Problem to work on: Write out the data below in full, unchanged, minus the images.

[Data start]

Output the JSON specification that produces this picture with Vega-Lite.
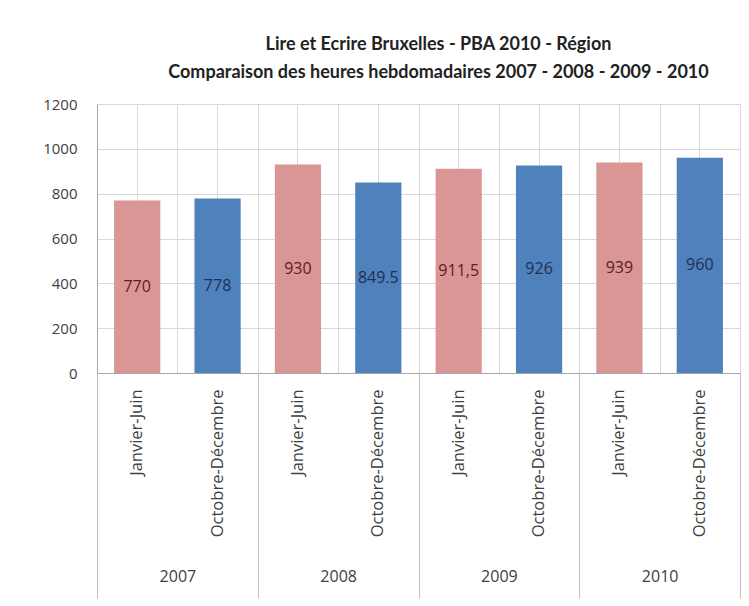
{
  "$schema": "https://vega.github.io/schema/vega-lite/v6.json",
  "width": 643,
  "height": 269,
  "autosize": {"type": "none"},
  "padding": {"left": 97, "top": 104, "right": 9, "bottom": 233},
  "background": "white",
  "title": {
    "text": ["Lire et Ecrire Bruxelles - PBA 2010 - Région", "Comparaison des heures hebdomadaires 2007 - 2008 - 2009 - 2010"],
    "font": "Lato",
    "fontSize": 18,
    "fontWeight": "bold",
    "color": "#222222",
    "lineHeight": 28,
    "offset": 15,
    "anchor": "middle",
    "dx": 20
  },
  "data": {
    "values": [
      {"year": "2007", "period": "Janvier-Juin", "key": "2007|Janvier-Juin", "value": 770, "label": "770"},
      {"year": "2007", "period": "Octobre-Décembre", "key": "2007|Octobre-Décembre", "value": 778, "label": "778"},
      {"year": "2008", "period": "Janvier-Juin", "key": "2008|Janvier-Juin", "value": 930, "label": "930"},
      {"year": "2008", "period": "Octobre-Décembre", "key": "2008|Octobre-Décembre", "value": 849.5, "label": "849.5"},
      {"year": "2009", "period": "Janvier-Juin", "key": "2009|Janvier-Juin", "value": 911.5, "label": "911,5"},
      {"year": "2009", "period": "Octobre-Décembre", "key": "2009|Octobre-Décembre", "value": 926, "label": "926"},
      {"year": "2010", "period": "Janvier-Juin", "key": "2010|Janvier-Juin", "value": 939, "label": "939"},
      {"year": "2010", "period": "Octobre-Décembre", "key": "2010|Octobre-Décembre", "value": 960, "label": "960"}
    ]
  },
  "config": {
    "view": {"stroke": null},
    "axis": {
      "labelFont": "Open Sans",
      "labelColor": "#404040",
      "gridColor": "#d9d9d9",
      "domainColor": "#a6a6a6",
      "tickColor": "#a6a6a6"
    }
  },
  "layer": [
    {
      "mark": {"type": "bar", "width": {"band": 0.575}},
      "encoding": {
        "x": {
          "field": "key", "type": "nominal", "sort": null,
          "scale": {"paddingInner": 0, "paddingOuter": 0},
          "axis": {"orient": "bottom", "title": null, "labels": false, "ticks": false, "domain": false, "grid": true, "tickBand": "extent"}
        },
        "y": {
          "field": "value", "type": "quantitative",
          "scale": {"domain": [0, 1200], "nice": false},
          "axis": {"title": null, "values": [0, 200, 400, 600, 800, 1000, 1200], "format": "d", "grid": true, "ticks": false, "domain": true, "labelPadding": 20, "labelFontSize": 15}
        },
        "color": {
          "field": "period", "type": "nominal",
          "scale": {"domain": ["Janvier-Juin", "Octobre-Décembre"], "range": ["#d99694", "#4f81bd"]},
          "legend": null
        }
      }
    },
    {
      "mark": {"type": "text", "font": "Open Sans", "fontSize": 16, "baseline": "middle", "align": "center"},
      "encoding": {
        "x": {
          "field": "key", "type": "nominal", "sort": null,
          "scale": {"paddingInner": 0, "paddingOuter": 0},
          "axis": {"orient": "bottom", "title": null, "labelAngle": 270, "labelExpr": "split(datum.label, '|')[1]", "ticks": false, "domain": true, "grid": true, "tickBand": "center", "labelPadding": 16, "labelFontSize": 16.5}
        },
        "y": {"field": "value", "type": "quantitative", "scale": {"domain": [0, 2400], "nice": false}, "axis": null},
        "text": {"field": "label"},
        "color": {"condition": {"test": "datum.period === 'Janvier-Juin'", "value": "#5c2020"}, "value": "#1f3050"}
      }
    },
    {
      "mark": {"type": "point", "opacity": 0},
      "encoding": {
        "x": {
          "field": "year", "type": "nominal",
          "scale": {"paddingInner": 0, "paddingOuter": 0},
          "axis": {"orient": "bottom", "title": null, "tickBand": "extent", "tickSize": 225, "labelPadding": -30, "labelBaseline": "top", "domain": false, "grid": false, "labelAngle": 0, "labelFontSize": 16, "tickColor": "#bfbfbf"}
        },
        "y": {"field": "value", "type": "quantitative", "axis": null}
      }
    }
  ],
  "resolve": {
    "scale": {"x": "independent", "y": "independent"},
    "axis": {"x": "independent", "y": "independent"}
  }
}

[Data end]

Result for this exercise:
Output the JSON specification that produces this picture with Vega-Lite.
{
  "$schema": "https://vega.github.io/schema/vega-lite/v6.json",
  "width": 643,
  "height": 269,
  "autosize": {"type": "none"},
  "padding": {"left": 97, "top": 104, "right": 9, "bottom": 233},
  "background": "white",
  "title": {
    "text": ["Lire et Ecrire Bruxelles - PBA 2010 - Région", "Comparaison des heures hebdomadaires 2007 - 2008 - 2009 - 2010"],
    "font": "Lato",
    "fontSize": 18,
    "fontWeight": "bold",
    "color": "#222222",
    "lineHeight": 28,
    "offset": 15,
    "anchor": "middle",
    "dx": 20
  },
  "data": {
    "values": [
      {"year": "2007", "period": "Janvier-Juin", "key": "2007|Janvier-Juin", "value": 770, "label": "770"},
      {"year": "2007", "period": "Octobre-Décembre", "key": "2007|Octobre-Décembre", "value": 778, "label": "778"},
      {"year": "2008", "period": "Janvier-Juin", "key": "2008|Janvier-Juin", "value": 930, "label": "930"},
      {"year": "2008", "period": "Octobre-Décembre", "key": "2008|Octobre-Décembre", "value": 849.5, "label": "849.5"},
      {"year": "2009", "period": "Janvier-Juin", "key": "2009|Janvier-Juin", "value": 911.5, "label": "911,5"},
      {"year": "2009", "period": "Octobre-Décembre", "key": "2009|Octobre-Décembre", "value": 926, "label": "926"},
      {"year": "2010", "period": "Janvier-Juin", "key": "2010|Janvier-Juin", "value": 939, "label": "939"},
      {"year": "2010", "period": "Octobre-Décembre", "key": "2010|Octobre-Décembre", "value": 960, "label": "960"}
    ]
  },
  "config": {
    "view": {"stroke": null},
    "axis": {
      "labelFont": "Open Sans",
      "labelColor": "#404040",
      "gridColor": "#d9d9d9",
      "domainColor": "#a6a6a6",
      "tickColor": "#a6a6a6"
    }
  },
  "layer": [
    {
      "mark": {"type": "bar", "width": {"band": 0.575}},
      "encoding": {
        "x": {
          "field": "key", "type": "nominal", "sort": null,
          "scale": {"paddingInner": 0, "paddingOuter": 0},
          "axis": {"orient": "bottom", "title": null, "labels": false, "ticks": false, "domain": false, "grid": true, "tickBand": "extent"}
        },
        "y": {
          "field": "value", "type": "quantitative",
          "scale": {"domain": [0, 1200], "nice": false},
          "axis": {"title": null, "values": [0, 200, 400, 600, 800, 1000, 1200], "format": "d", "grid": true, "ticks": false, "domain": true, "labelPadding": 20, "labelFontSize": 15}
        },
        "color": {
          "field": "period", "type": "nominal",
          "scale": {"domain": ["Janvier-Juin", "Octobre-Décembre"], "range": ["#d99694", "#4f81bd"]},
          "legend": null
        }
      }
    },
    {
      "mark": {"type": "text", "font": "Open Sans", "fontSize": 16, "baseline": "middle", "align": "center"},
      "encoding": {
        "x": {
          "field": "key", "type": "nominal", "sort": null,
          "scale": {"paddingInner": 0, "paddingOuter": 0},
          "axis": {"orient": "bottom", "title": null, "labelAngle": 270, "labelExpr": "split(datum.label, '|')[1]", "ticks": false, "domain": true, "grid": true, "tickBand": "center", "labelPadding": 16, "labelFontSize": 16.5}
        },
        "y": {"field": "value", "type": "quantitative", "scale": {"domain": [0, 2400], "nice": false}, "axis": null},
        "text": {"field": "label"},
        "color": {"condition": {"test": "datum.period === 'Janvier-Juin'", "value": "#5c2020"}, "value": "#1f3050"}
      }
    },
    {
      "mark": {"type": "point", "opacity": 0},
      "encoding": {
        "x": {
          "field": "year", "type": "nominal",
          "scale": {"paddingInner": 0, "paddingOuter": 0},
          "axis": {"orient": "bottom", "title": null, "tickBand": "extent", "tickSize": 225, "labelPadding": -30, "labelBaseline": "top", "domain": false, "grid": false, "labelAngle": 0, "labelFontSize": 16, "tickColor": "#bfbfbf"}
        },
        "y": {"field": "value", "type": "quantitative", "axis": null}
      }
    }
  ],
  "resolve": {
    "scale": {"x": "independent", "y": "independent"},
    "axis": {"x": "independent", "y": "independent"}
  }
}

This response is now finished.